Announced Monday, the application at the Palomar Hotel utilizes the wireless networking firm's capability to mitigate interference and convert multicast IP traffic to unicast, thereby overcoming crucial hurdles that have plagued existing Wi-Fi technology.
"We constantly focus and steer Wi-Fi transmissions over the best signal path for every given end device," said David Callisch, the firm's VP of marketing, in an e-mail. "This is crucial because Wi-Fi was never developed to support delay and latency-sensitive applications. If we start to see interference, dropped packets, signal-to-noise ratio problems, etc., we very quickly steer any given packet over a better performing signal path because our smart antenna has literally thousands of available antenna combinations."

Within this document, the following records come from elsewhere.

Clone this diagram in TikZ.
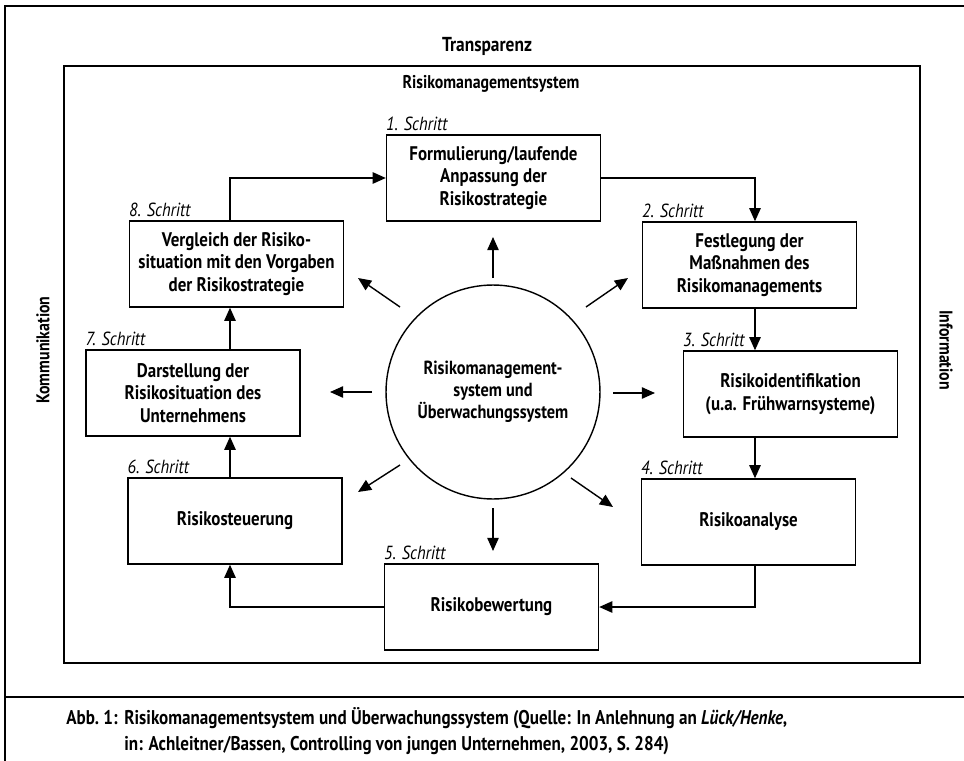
\documentclass[tikz,border=0pt]{standalone}
\usepackage{fontspec}
\setmainfont{PT Sans}[FakeStretch=0.86]
\usetikzlibrary{arrows.meta}
\tikzset{
  stepbox/.style={draw, line width=0.8pt, minimum width=4.28cm, minimum height=1.72cm, inner sep=0pt, align=center, font=\fontsize{11.2}{12.8}\selectfont\bfseries},
  steplabel/.style={anchor=south west, inner sep=0pt, yshift=2pt, font=\fontsize{10.8}{12}\selectfont\itshape},
  arr/.style={line width=0.8pt, -{Triangle[length=7.5pt,width=6.5pt]}},
  frame/.style={line width=0.8pt},
  bold/.style={font=\fontsize{10.5}{13}\selectfont\bfseries},
  captext/.style={anchor=base west, inner sep=0pt, font=\fontsize{11.3}{13}\selectfont\bfseries}
}
\begin{document}
\begin{tikzpicture}[x=0.02cm,y=-0.02cm]
\useasboundingbox (0,0) rectangle (964,761);
% outer frame
\draw[frame] (964,6) -- (5,6) -- (5,761);
\draw[frame] (5,697) -- (964,697);
% inner frame
\draw[frame] (64,66) rectangle (920,663);
\node[bold, font=\fontsize{11.5}{14}\selectfont\bfseries] (transp) at (487,46) {Transparenz};
\node[bold] (rms) at (491,84) {Risikomanagementsystem};
\node[bold, rotate=90] (komm) at (43,350) {Kommunikation};
\node[bold, rotate=-90] (info) at (946,350) {Information};
% boxes
\node[stepbox] (b1) at (493.5,178) {Formulierung/laufende\\Anpassung der\\Risikostrategie};
\node[stepbox] (b2) at (749.5,265) {Festlegung der\\Maßnahmen des\\Risikomanagements};
\node[stepbox] (b3) at (790.5,394) {Risikoidentifikation\\(u.a. Frühwarnsysteme)};
\node[stepbox] (b4) at (748.5,522) {Risikoanalyse};
\node[stepbox] (b5) at (491.5,607) {Risikobewertung};
\node[stepbox] (b6) at (235,521) {Risikosteuerung};
\node[stepbox] (b7) at (193,393) {Darstellung der\\Risikosituation des\\Unternehmens};
\node[stepbox] (b8) at (236.5,264) {Vergleich der Risiko-\\situation mit den Vorgaben\\der Risikostrategie};
% step labels
\node[steplabel] (s1) at (b1.north west) {1. Schritt};
\node[steplabel] (s2) at (b2.north west) {2. Schritt};
\node[steplabel] (s3) at (b3.north west) {3. Schritt};
\node[steplabel] (s4) at (b4.north west) {4. Schritt};
\node[steplabel] (s5) at (b5.north west) {5. Schritt};
\node[steplabel] (s6) at (b6.north west) {6. Schritt};
\node[steplabel] (s7) at (b7.north west) {7. Schritt};
\node[steplabel] (s8) at (b8.north west) {8. Schritt};
% column coordinates
\coordinate (colL) at (230,0);
\coordinate (colR) at (755,0);
% cycle connectors
\draw[arr] (b8.north -| colL) |- (b1.west);
\draw[arr] (b1.east) -| (b2.north -| colR);
\draw[arr] (b2.south -| colR) -- (b3.north -| colR);
\draw[arr] (b3.south -| colR) -- (b4.north -| colR);
\draw[arr] (b4.south -| colR) |- (b5.east);
\draw[arr] (b5.west) -| (b6.south -| colL);
\draw[arr] (b6.north -| colL) -- (b7.south -| colL);
\draw[arr] (b7.north -| colL) -- (b8.south -| colL);
% centre circle
\node[circle, draw, line width=0.8pt, minimum size=4.28cm, inner sep=0pt, align=center, font=\fontsize{10.8}{12.6}\selectfont\bfseries] (c) at (493,392) {Risikomanagement-\\system und\\Überwachungssystem};
% radiating arrows
\coordinate (uS) at (493,278);  \coordinate (uT) at (493,237);
\coordinate (ulS) at (400,307); \coordinate (ulT) at (358,278);
\coordinate (urS) at (586,307); \coordinate (urT) at (628,278);
\coordinate (lS) at (372,392);  \coordinate (lT) at (330,392);
\coordinate (rS) at (613,393);  \coordinate (rT) at (655,393);
\coordinate (dlS) at (400,465); \coordinate (dlT) at (358,492);
\coordinate (dS) at (493,508);  \coordinate (dT) at (493,551);
\coordinate (drS) at (571,478); \coordinate (drT) at (613,507);
\draw[arr] (uS) -- (uT);
\draw[arr] (ulS) -- (ulT);
\draw[arr] (urS) -- (urT);
\draw[arr] (lS) -- (lT);
\draw[arr] (rS) -- (rT);
\draw[arr] (dlS) -- (dlT);
\draw[arr] (dS) -- (dT);
\draw[arr] (drS) -- (drT);
% caption
\node[captext] (capA) at (66,724) {Abb.~1:};
\node[captext] (capB) at (124,724) {Risikomanagementsystem und Überwachungssystem (Quelle: In Anlehnung an \textit{Lück/Henke},};
\node[captext] (capC) at (124,750) {in: Achleitner/Bassen, Controlling von jungen Unternehmen, 2003, S.~284)};
\end{tikzpicture}
\end{document}
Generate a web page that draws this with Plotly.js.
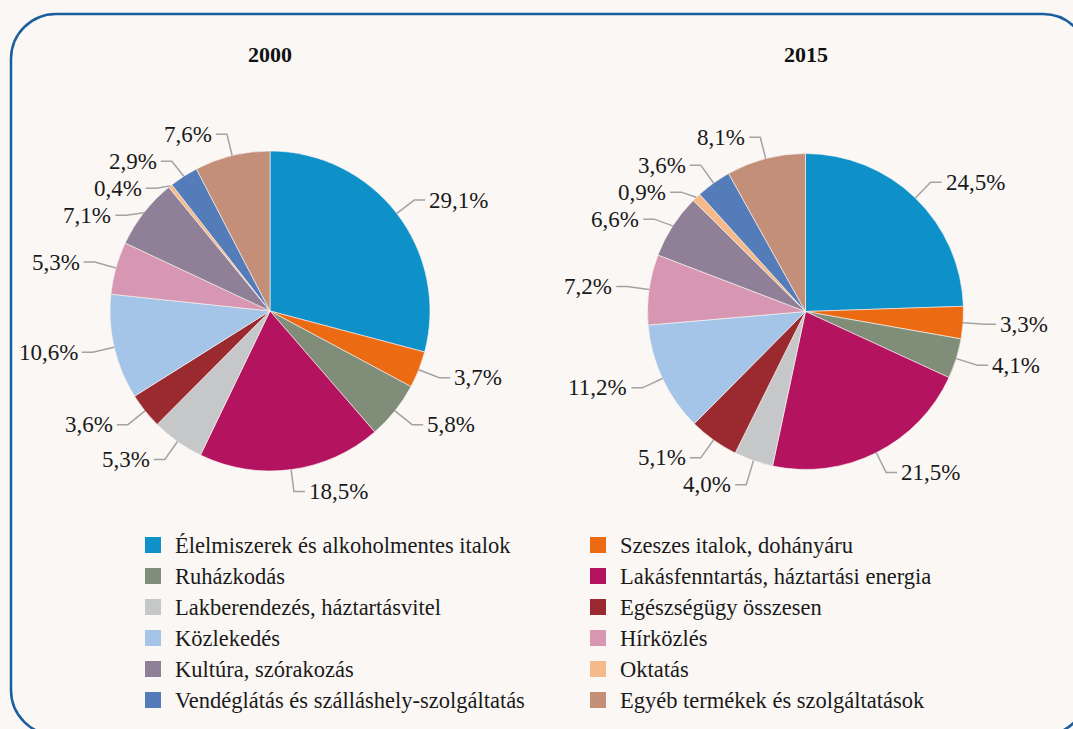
<!DOCTYPE html>
<html><head><meta charset="utf-8">
<script src="https://cdn.plot.ly/plotly-3.0.1.min.js"></script>
<style>html,body{margin:0;padding:0;background:#FAF7F5;} #chart{width:1073px;height:729px;}</style>
</head><body><div id="chart"></div>
<script>
const categories = [
  'Élelmiszerek és alkoholmentes italok',
  'Szeszes italok, dohányáru',
  'Ruházkodás',
  'Lakásfenntartás, háztartási energia',
  'Lakberendezés, háztartásvitel',
  'Egészségügy összesen',
  'Közlekedés',
  'Hírközlés',
  'Kultúra, szórakozás',
  'Oktatás',
  'Vendéglátás és szálláshely-szolgáltatás',
  'Egyéb termékek és szolgáltatások'
];
const colors = ['#0E91C9','#EB6A12','#808D79','#B4145F','#C6C7C9','#9B2A30','#A4C5E7','#D797B2','#8F8097','#F6B98A','#547CB8','#C48F78'];
const years = ['2000', '2015'];
const values2000 = [29.1, 3.7, 5.8, 18.5, 5.3, 3.6, 10.6, 5.3, 7.1, 0.4, 2.9, 7.6];
const values2015 = [24.5, 3.3, 4.1, 21.5, 4.0, 5.1, 11.2, 7.2, 6.6, 0.9, 3.6, 8.1];

const W = 1073, H = 729;
const BG = '#FAF7F5';
const FONT = 'Liberation Serif';
const px = x => x / W;
const py = y => 1 - y / H;
const fmt = v => v.toFixed(1).replace('.', ',') + '%';

const pies = [
  {cx: 270, cy: 311, r: 160, vals: values2000, title: years[0]},
  {cx: 805.5, cy: 311.5, r: 158, vals: values2015, title: years[1]}
];

const data = [];
const shapes = [];
const annotations = [];

pies.forEach(p => {
  data.push({
    type: 'pie', values: p.vals, labels: categories, sort: false,
    direction: 'clockwise', rotation: 0, textinfo: 'none', hoverinfo: 'label+value',
    showlegend: false,
    marker: {colors: colors, line: {color: BG, width: 0.6}},
    domain: {x: [px(p.cx - p.r), px(p.cx + p.r)], y: [py(p.cy + p.r), py(p.cy - p.r)]}
  });
  annotations.push({xref: 'paper', yref: 'paper', x: px(p.cx), y: py(55), text: '<b>' + p.title + '</b>',
    showarrow: false, font: {family: FONT, size: 22, color: '#111'}, xanchor: 'center', yanchor: 'middle'});

  const total = p.vals.reduce((a, b) => a + b, 0);
  let cum = 0;
  const labs = p.vals.map(v => {
    const a = (cum + v / 2) / total * 2 * Math.PI;
    cum += v;
    const s = Math.sin(a), c = Math.cos(a);
    return {v, side: s >= 0 ? 1 : -1,
      x0: p.cx + p.r * s, y0: p.cy - p.r * c,
      x1: p.cx + (p.r + 22) * s, y1: p.cy - (p.r + 22) * c};
  });
  [1, -1].forEach(side => {
    const g = labs.filter(l => l.side === side).sort((a, b) => a.y1 - b.y1);
    let prev = -1e9;
    g.forEach(l => { l.y = Math.max(l.y1, prev + 27); prev = l.y; });
  });
  labs.forEach(l => {
    const x2 = l.x1 + l.side * 11;
    shapes.push({type: 'path', xref: 'paper', yref: 'paper',
      path: `M${px(l.x0)},${py(l.y0)} L${px(l.x1)},${py(l.y)} L${px(x2)},${py(l.y)}`,
      line: {color: '#A3A3A3', width: 1.5}});
    annotations.push({xref: 'paper', yref: 'paper', x: px(x2 + l.side * 2), y: py(l.y),
      text: fmt(l.v), showarrow: false, xanchor: l.side > 0 ? 'left' : 'right', yanchor: 'middle',
      font: {family: FONT, size: 23, color: '#1a1a1a'}});
  });
});

// legend (two columns, row-major)
const colX = [145, 590];
categories.forEach((cat, i) => {
  const row = Math.floor(i / 2), col = i % 2;
  const cy = 545 + row * 31;
  shapes.push({type: 'rect', xref: 'paper', yref: 'paper',
    x0: px(colX[col]), x1: px(colX[col] + 16), y0: py(cy + 8), y1: py(cy - 8),
    fillcolor: colors[i], line: {width: 0}});
  annotations.push({xref: 'paper', yref: 'paper', x: px(colX[col] + 28), y: py(cy),
    text: cat, showarrow: false, xanchor: 'left', yanchor: 'middle',
    font: {family: FONT, size: 22.5, color: '#1a1a1a'}});
});

// rounded frame
(function () {
  const L = 11, T = 14, R = 1088, B = 735, rad = 45, k = 0.5523 * rad;
  const P = (x, y) => `${px(x)},${py(y)}`;
  const path = `M${P(L + rad, T)} L${P(R - rad, T)} C${P(R - rad + k, T)} ${P(R, T + rad - k)} ${P(R, T + rad)} ` +
    `L${P(R, B - rad)} C${P(R, B - rad + k)} ${P(R - rad + k, B)} ${P(R - rad, B)} ` +
    `L${P(L + rad, B)} C${P(L + rad - k, B)} ${P(L, B - rad + k)} ${P(L, B - rad)} ` +
    `L${P(L, T + rad)} C${P(L, T + rad - k)} ${P(L + rad - k, T)} ${P(L + rad, T)} Z`;
  shapes.unshift({type: 'path', xref: 'paper', yref: 'paper', path, line: {color: '#1B5E9E', width: 2.5}, layer: 'below'});
})();

const layout = {
  width: W, height: H, margin: {l: 0, r: 0, t: 0, b: 0},
  paper_bgcolor: BG, plot_bgcolor: BG, showlegend: false,
  shapes, annotations, font: {family: FONT}
};
Plotly.newPlot('chart', data, layout, {displayModeBar: false, staticPlot: true});
</script>
</body></html>
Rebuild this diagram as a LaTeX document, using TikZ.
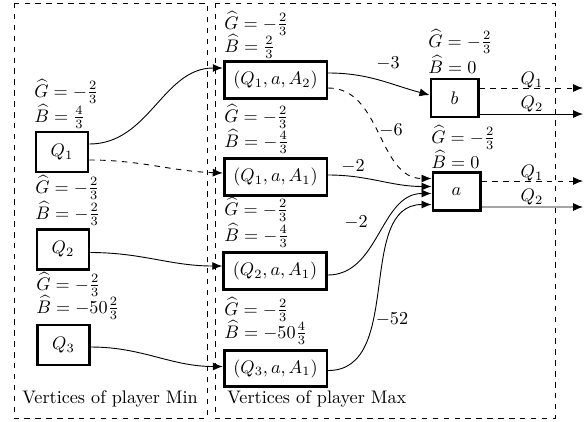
\documentclass[tikz,border=0pt]{standalone}
\usetikzlibrary{arrows.meta,calc}
\begin{document}
\begin{tikzpicture}[x=0.55pt,y=-0.55pt,
  vbox/.style={draw,line width=1.5pt,inner sep=0pt},
  minbox/.style={vbox,minimum width=28.5pt,minimum height=22pt},
  maxbox/.style={vbox,minimum width=56.5pt,minimum height=20pt},
  choicebox/.style={vbox,minimum width=26pt,minimum height=21pt},
  val/.style={anchor=base west,inner sep=0pt},
  edge/.style={line width=0.5pt,-{Latex[length=5.5pt,width=4.4pt]}},
  elabel/.style={inner sep=0pt},
  region/.style={dashed,line width=0.5pt}]

\useasboundingbox (0,0) rectangle (584,421);

% the two players' regions
\draw[region] (14,3) rectangle (207,418);
\draw[region] (215,3) rectangle (555,418);
\node[anchor=base west,inner sep=0pt] (minlab) at (22,403) {Vertices of player Min};
\node[anchor=base west,inner sep=0pt] (maxlab) at (227,403) {Vertices of player Max};

% vertices of Min
\node[minbox] (q1) at (62,152) {$Q_1$};
\node[minbox] (q2) at (63,249.5) {$Q_2$};
\node[minbox] (q3) at (63.5,345) {$Q_3$};

% vertices of Max
\node[maxbox] (m1) at (275.5,80) {$(Q_1,a,A_2)$};
\node[maxbox] (m2) at (275.5,177) {$(Q_1,a,A_1)$};
\node[maxbox] (m3) at (275,271) {$(Q_2,a,A_1)$};
\node[maxbox] (m4) at (275.5,368.5) {$(Q_3,a,A_1)$};

% letters
\node[choicebox] (b) at (454.5,98) {$b$};
\node[choicebox] (a) at (456.5,191.5) {$a$};

% values
\node[val] (gq1) at (34,97) {$\widehat{G}=-\frac{2}{3}$};
\node[val] (bq1) at (34,122) {$\widehat{B}=\frac{4}{3}$};
\node[val] (gq2) at (35,193) {$\widehat{G}=-\frac{2}{3}$};
\node[val] (bq2) at (35,219) {$\widehat{B}=-\frac{2}{3}$};
\node[val] (gq3) at (36,290) {$\widehat{G}=-\frac{2}{3}$};
\node[val] (bq3) at (36,313) {$\widehat{B}=-50\frac{2}{3}$};

\node[val] (gm1) at (224,29) {$\widehat{G}=-\frac{2}{3}$};
\node[val] (bm1) at (224,52) {$\widehat{B}=\frac{2}{3}$};
\node[val] (gm2) at (224,122) {$\widehat{G}=-\frac{2}{3}$};
\node[val] (bm2) at (224,147) {$\widehat{B}=-\frac{4}{3}$};
\node[val] (gm3) at (224,215) {$\widehat{G}=-\frac{2}{3}$};
\node[val] (bm3) at (224,241) {$\widehat{B}=-\frac{4}{3}$};
\node[val] (gm4) at (224,315) {$\widehat{G}=-\frac{2}{3}$};
\node[val] (bm4) at (224,338) {$\widehat{B}=-50\frac{4}{3}$};

\node[val] (gb) at (428,47) {$\widehat{G}=-\frac{2}{3}$};
\node[val] (bb) at (428,73) {$\widehat{B}=0$};
\node[val] (ga) at (431,143) {$\widehat{G}=-\frac{2}{3}$};
\node[val] (ba) at (431,168) {$\widehat{B}=0$};

% moves of Min
\draw[edge] ($(q1.east)+(0,-8)$) to[out=0,in=180] ($(m1.west)+(0,-12)$);
\draw[edge,dashed] ($(q1.east)+(0,8)$) to[out=0,in=178] ($(m2.west)+(0,-4)$);
\draw[edge] ($(q2.east)+(0,3)$) to[out=0,in=180] ($(m3.west)+(0,-5)$);
\draw[edge] ($(q3.east)+(0,2)$) to[out=0,in=180] ($(m4.west)+(0,-2)$);

% moves of Max
\draw[edge] ($(m1.east)+(0,-7)$) to[out=0,in=165] ($(b.west)+(0,-3)$);
\draw[edge,dashed] ($(m1.east)+(0,8)$) to[out=0,in=180] ($(a.west)+(0,-13)$);
\draw[edge] ($(m2.east)+(0,-2)$) to[out=0,in=180] ($(a.west)+(0,-5)$);
\draw[edge] ($(m3.east)+(0,4)$) to[out=0,in=180] ($(a.west)+(0,2)$);
\draw[edge] ($(m4.east)+(0,2)$) to[out=0,in=180] ($(a.west)+(0,13)$);

\node[elabel] (w1) at (388,63) {$-3$};
\node[elabel] (w2) at (391,130) {$-6$};
\node[elabel] (w3) at (353,166) {$-2$};
\node[elabel] (w4) at (356,222) {$-2$};
\node[elabel] (w5) at (392,319) {$-52$};

% outgoing transitions
\coordinate (bq1end) at (583,88);
\coordinate (bq2end) at (583,114);
\coordinate (aq1end) at (583,181);
\coordinate (aq2end) at (583,207);
\draw[edge,dashed] ($(b.east)+(0,-10)$) -- (bq1end);
\draw[edge] ($(b.east)+(0,16)$) -- (bq2end);
\draw[edge,dashed] ($(a.east)+(0,-10.5)$) -- (aq1end);
\draw[edge] ($(a.east)+(0,15.5)$) -- (aq2end);
\node[elabel] (lb1) at (532,80) {$Q_1$};
\node[elabel] (lb2) at (532,104) {$Q_2$};
\node[elabel] (la1) at (532,173) {$Q_1$};
\node[elabel] (la2) at (532,197) {$Q_2$};
\end{tikzpicture}
\end{document}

Also on Monday, Ruckus announced that it has received patent approval for its multicast to unicast technology from the U.S. Patent and Trademark Office and the European Patent Office.
Donald OGrady, Kimpton Hotels director of property technology, noted that the Ruckus equipment can be used for Internet access in addition to VOD use. He also envisions the wireless 802.11n network being used for IP phone service and back office operations. "In the future," OGrady said in a statement, "because we are moving to an all IP-based infrastructure, we could conceivably begin monitoring and managing a host of devices such as the lighting and drapes, motion and heat sensors, door locks, thermostats, and even mini-bars."
Callisch noted that multicast transmissions are often unusable for mission critical applications over traditional Wi-Fi networks. To solve this problem, Ruckus converts multicast traffic to unicast and forwards it only to the requesting device. "By doing this," he added, "we receive acknowledgments from the client that tell us if there are any performance problems or dropped packets."
The Kimpton application utilizes 91 Ruckus ZoneFlex 7962 access points capable of transmitting HD IP-based VOD streams at 20 Mbps to many of the hotel's 242 TVs located throughout its 25 floors and 230 guest rooms.
Callisch said that education and medical markets are likely to join the hospitality industry in adopting 802.11n networks in the near future.